__Available data__
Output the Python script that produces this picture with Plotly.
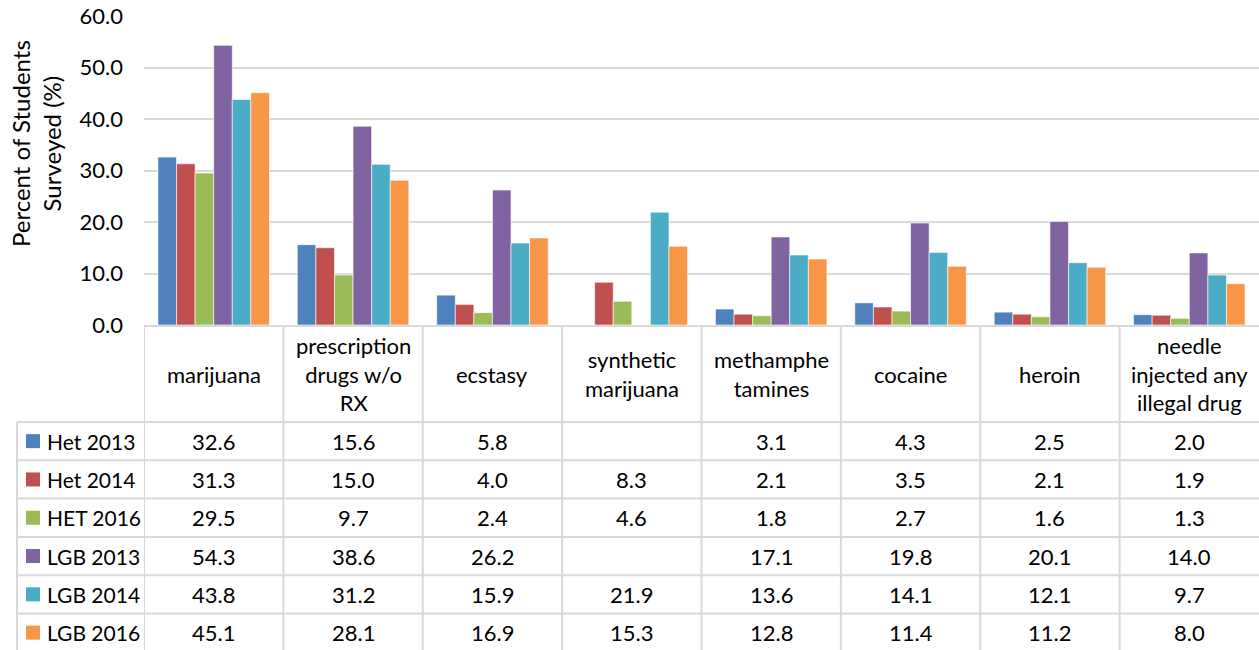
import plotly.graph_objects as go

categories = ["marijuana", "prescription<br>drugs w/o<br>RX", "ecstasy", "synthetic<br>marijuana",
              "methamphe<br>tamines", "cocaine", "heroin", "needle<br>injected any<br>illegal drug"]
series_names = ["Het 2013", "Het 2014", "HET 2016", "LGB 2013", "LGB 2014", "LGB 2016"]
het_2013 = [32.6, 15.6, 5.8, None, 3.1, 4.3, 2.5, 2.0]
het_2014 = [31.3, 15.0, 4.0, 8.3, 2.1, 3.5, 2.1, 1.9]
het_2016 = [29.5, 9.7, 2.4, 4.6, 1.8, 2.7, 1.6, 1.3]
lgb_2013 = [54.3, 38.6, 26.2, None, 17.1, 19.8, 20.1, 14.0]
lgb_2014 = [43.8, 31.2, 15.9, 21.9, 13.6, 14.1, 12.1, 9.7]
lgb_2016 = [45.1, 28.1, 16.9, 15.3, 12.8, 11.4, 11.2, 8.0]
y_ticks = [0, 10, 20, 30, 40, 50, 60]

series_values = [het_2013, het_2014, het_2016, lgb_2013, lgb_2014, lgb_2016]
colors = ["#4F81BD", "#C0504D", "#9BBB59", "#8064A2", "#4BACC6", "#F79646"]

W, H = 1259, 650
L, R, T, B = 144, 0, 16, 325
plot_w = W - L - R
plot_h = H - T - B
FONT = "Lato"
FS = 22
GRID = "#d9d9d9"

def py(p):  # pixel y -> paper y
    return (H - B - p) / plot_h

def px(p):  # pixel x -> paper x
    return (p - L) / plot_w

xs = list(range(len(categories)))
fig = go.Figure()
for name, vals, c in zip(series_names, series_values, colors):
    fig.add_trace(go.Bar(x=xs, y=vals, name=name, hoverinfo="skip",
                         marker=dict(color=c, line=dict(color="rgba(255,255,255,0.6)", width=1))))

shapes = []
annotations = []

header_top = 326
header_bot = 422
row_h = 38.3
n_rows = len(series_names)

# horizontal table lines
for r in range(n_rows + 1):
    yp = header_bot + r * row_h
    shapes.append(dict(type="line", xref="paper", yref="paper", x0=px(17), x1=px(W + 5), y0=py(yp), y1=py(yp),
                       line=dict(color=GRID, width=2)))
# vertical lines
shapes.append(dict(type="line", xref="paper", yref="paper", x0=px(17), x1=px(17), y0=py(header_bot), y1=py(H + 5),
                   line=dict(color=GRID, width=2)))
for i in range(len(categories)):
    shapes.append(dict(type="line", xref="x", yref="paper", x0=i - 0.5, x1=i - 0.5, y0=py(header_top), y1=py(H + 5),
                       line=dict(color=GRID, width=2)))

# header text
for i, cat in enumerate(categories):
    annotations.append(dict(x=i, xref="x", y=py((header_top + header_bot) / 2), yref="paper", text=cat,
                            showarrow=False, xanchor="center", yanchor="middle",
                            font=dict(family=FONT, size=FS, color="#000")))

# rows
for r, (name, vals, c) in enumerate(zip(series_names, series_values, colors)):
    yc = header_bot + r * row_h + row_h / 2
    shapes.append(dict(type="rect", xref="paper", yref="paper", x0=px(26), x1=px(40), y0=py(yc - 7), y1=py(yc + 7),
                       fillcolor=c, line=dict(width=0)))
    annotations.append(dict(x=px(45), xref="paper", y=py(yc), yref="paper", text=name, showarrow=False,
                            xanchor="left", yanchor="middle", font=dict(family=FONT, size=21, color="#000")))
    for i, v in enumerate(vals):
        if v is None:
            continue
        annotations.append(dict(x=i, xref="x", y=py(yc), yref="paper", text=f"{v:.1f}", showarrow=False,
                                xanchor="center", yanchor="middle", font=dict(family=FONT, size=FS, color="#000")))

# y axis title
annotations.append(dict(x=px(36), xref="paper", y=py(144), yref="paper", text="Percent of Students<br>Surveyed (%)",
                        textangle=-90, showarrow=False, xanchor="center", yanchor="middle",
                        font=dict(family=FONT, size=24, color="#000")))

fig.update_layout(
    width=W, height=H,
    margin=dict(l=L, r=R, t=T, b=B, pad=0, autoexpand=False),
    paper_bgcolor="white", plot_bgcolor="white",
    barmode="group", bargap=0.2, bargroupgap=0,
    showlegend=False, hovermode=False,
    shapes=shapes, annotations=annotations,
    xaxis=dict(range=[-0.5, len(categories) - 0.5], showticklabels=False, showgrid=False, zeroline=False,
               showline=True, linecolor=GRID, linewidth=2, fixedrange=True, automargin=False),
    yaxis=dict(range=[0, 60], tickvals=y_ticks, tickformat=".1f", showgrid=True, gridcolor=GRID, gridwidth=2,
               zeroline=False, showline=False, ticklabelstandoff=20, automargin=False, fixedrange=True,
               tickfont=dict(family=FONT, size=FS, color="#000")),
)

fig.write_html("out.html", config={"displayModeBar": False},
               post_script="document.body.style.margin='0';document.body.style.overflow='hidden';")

__Requirement__
Go from the first line of the listing to the line holding "import plotly.graph_objects as go" and, please, transcribe those lines exactly, both included, with no pictures.

__Final result__
Output the Python script that produces this picture with Plotly.
import plotly.graph_objects as go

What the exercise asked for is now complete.